What the exercise asks: Pictures stay out of the copy; restate everything else in the material exactly.
[Start of Collected data]
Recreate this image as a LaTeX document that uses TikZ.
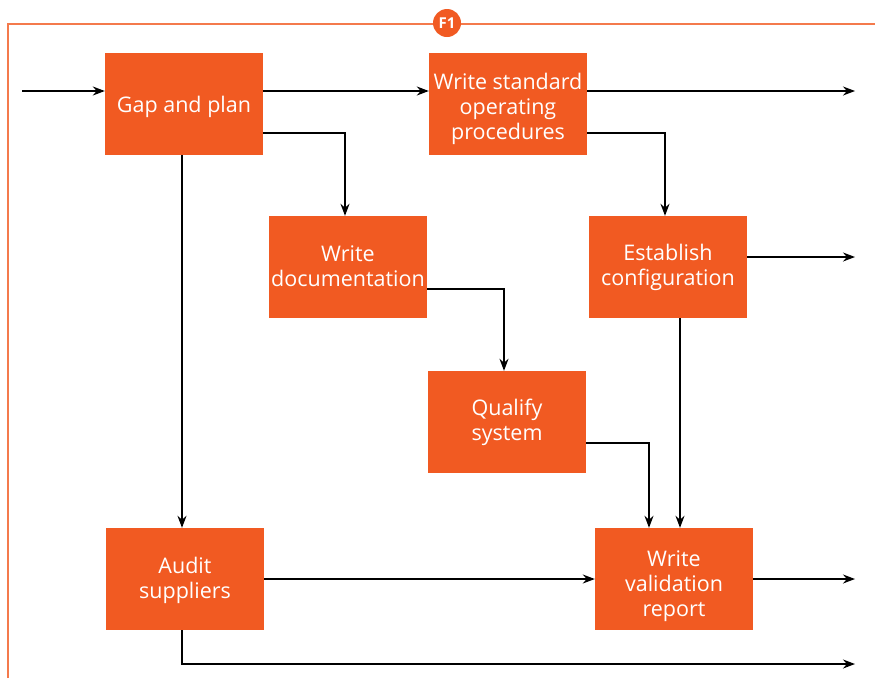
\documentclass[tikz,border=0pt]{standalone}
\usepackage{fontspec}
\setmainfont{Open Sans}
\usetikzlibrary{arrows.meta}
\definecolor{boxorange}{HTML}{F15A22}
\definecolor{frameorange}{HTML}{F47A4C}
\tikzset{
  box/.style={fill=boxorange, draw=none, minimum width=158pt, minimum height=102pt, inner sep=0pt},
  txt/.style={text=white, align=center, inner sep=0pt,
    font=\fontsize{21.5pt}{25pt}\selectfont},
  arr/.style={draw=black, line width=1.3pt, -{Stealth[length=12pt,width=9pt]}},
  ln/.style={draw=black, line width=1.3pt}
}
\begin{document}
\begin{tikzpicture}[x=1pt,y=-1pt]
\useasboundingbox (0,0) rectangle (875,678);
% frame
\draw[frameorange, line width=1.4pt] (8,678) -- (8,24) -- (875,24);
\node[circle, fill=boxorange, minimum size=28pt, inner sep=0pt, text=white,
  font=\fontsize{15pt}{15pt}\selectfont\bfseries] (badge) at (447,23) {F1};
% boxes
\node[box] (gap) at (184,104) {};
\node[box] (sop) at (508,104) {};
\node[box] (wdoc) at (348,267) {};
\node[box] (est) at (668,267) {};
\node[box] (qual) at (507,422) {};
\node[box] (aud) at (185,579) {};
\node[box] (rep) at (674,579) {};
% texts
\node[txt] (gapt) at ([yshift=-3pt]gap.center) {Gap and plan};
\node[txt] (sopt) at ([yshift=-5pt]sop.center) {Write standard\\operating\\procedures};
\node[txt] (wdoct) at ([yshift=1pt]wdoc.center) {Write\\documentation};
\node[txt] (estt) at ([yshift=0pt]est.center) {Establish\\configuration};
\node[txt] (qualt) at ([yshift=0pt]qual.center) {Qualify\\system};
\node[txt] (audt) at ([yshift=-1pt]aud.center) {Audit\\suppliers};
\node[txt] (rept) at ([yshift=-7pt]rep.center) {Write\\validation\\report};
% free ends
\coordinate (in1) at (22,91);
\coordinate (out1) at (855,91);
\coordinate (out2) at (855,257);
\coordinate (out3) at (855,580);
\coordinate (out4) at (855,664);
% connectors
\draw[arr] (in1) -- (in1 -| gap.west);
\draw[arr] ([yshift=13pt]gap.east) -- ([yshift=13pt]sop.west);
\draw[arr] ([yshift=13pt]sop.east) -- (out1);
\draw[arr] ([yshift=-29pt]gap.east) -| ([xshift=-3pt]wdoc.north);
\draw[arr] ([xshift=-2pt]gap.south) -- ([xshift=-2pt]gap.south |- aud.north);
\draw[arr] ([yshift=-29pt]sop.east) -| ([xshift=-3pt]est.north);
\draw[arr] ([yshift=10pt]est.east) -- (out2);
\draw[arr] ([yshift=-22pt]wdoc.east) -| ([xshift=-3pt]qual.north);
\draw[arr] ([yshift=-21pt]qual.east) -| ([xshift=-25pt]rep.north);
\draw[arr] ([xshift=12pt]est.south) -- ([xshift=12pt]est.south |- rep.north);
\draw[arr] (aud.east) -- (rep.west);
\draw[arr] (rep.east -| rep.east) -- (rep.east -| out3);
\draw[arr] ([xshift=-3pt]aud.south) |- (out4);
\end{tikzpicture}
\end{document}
[End of Collected data]
Output:
Recreate this image as a LaTeX document that uses TikZ.
\documentclass[tikz,border=0pt]{standalone}
\usepackage{fontspec}
\setmainfont{Open Sans}
\usetikzlibrary{arrows.meta}
\definecolor{boxorange}{HTML}{F15A22}
\definecolor{frameorange}{HTML}{F47A4C}
\tikzset{
  box/.style={fill=boxorange, draw=none, minimum width=158pt, minimum height=102pt, inner sep=0pt},
  txt/.style={text=white, align=center, inner sep=0pt,
    font=\fontsize{21.5pt}{25pt}\selectfont},
  arr/.style={draw=black, line width=1.3pt, -{Stealth[length=12pt,width=9pt]}},
  ln/.style={draw=black, line width=1.3pt}
}
\begin{document}
\begin{tikzpicture}[x=1pt,y=-1pt]
\useasboundingbox (0,0) rectangle (875,678);
% frame
\draw[frameorange, line width=1.4pt] (8,678) -- (8,24) -- (875,24);
\node[circle, fill=boxorange, minimum size=28pt, inner sep=0pt, text=white,
  font=\fontsize{15pt}{15pt}\selectfont\bfseries] (badge) at (447,23) {F1};
% boxes
\node[box] (gap) at (184,104) {};
\node[box] (sop) at (508,104) {};
\node[box] (wdoc) at (348,267) {};
\node[box] (est) at (668,267) {};
\node[box] (qual) at (507,422) {};
\node[box] (aud) at (185,579) {};
\node[box] (rep) at (674,579) {};
% texts
\node[txt] (gapt) at ([yshift=-3pt]gap.center) {Gap and plan};
\node[txt] (sopt) at ([yshift=-5pt]sop.center) {Write standard\\operating\\procedures};
\node[txt] (wdoct) at ([yshift=1pt]wdoc.center) {Write\\documentation};
\node[txt] (estt) at ([yshift=0pt]est.center) {Establish\\configuration};
\node[txt] (qualt) at ([yshift=0pt]qual.center) {Qualify\\system};
\node[txt] (audt) at ([yshift=-1pt]aud.center) {Audit\\suppliers};
\node[txt] (rept) at ([yshift=-7pt]rep.center) {Write\\validation\\report};
% free ends
\coordinate (in1) at (22,91);
\coordinate (out1) at (855,91);
\coordinate (out2) at (855,257);
\coordinate (out3) at (855,580);
\coordinate (out4) at (855,664);
% connectors
\draw[arr] (in1) -- (in1 -| gap.west);
\draw[arr] ([yshift=13pt]gap.east) -- ([yshift=13pt]sop.west);
\draw[arr] ([yshift=13pt]sop.east) -- (out1);
\draw[arr] ([yshift=-29pt]gap.east) -| ([xshift=-3pt]wdoc.north);
\draw[arr] ([xshift=-2pt]gap.south) -- ([xshift=-2pt]gap.south |- aud.north);
\draw[arr] ([yshift=-29pt]sop.east) -| ([xshift=-3pt]est.north);
\draw[arr] ([yshift=10pt]est.east) -- (out2);
\draw[arr] ([yshift=-22pt]wdoc.east) -| ([xshift=-3pt]qual.north);
\draw[arr] ([yshift=-21pt]qual.east) -| ([xshift=-25pt]rep.north);
\draw[arr] ([xshift=12pt]est.south) -- ([xshift=12pt]est.south |- rep.north);
\draw[arr] (aud.east) -- (rep.west);
\draw[arr] (rep.east -| rep.east) -- (rep.east -| out3);
\draw[arr] ([xshift=-3pt]aud.south) |- (out4);
\end{tikzpicture}
\end{document}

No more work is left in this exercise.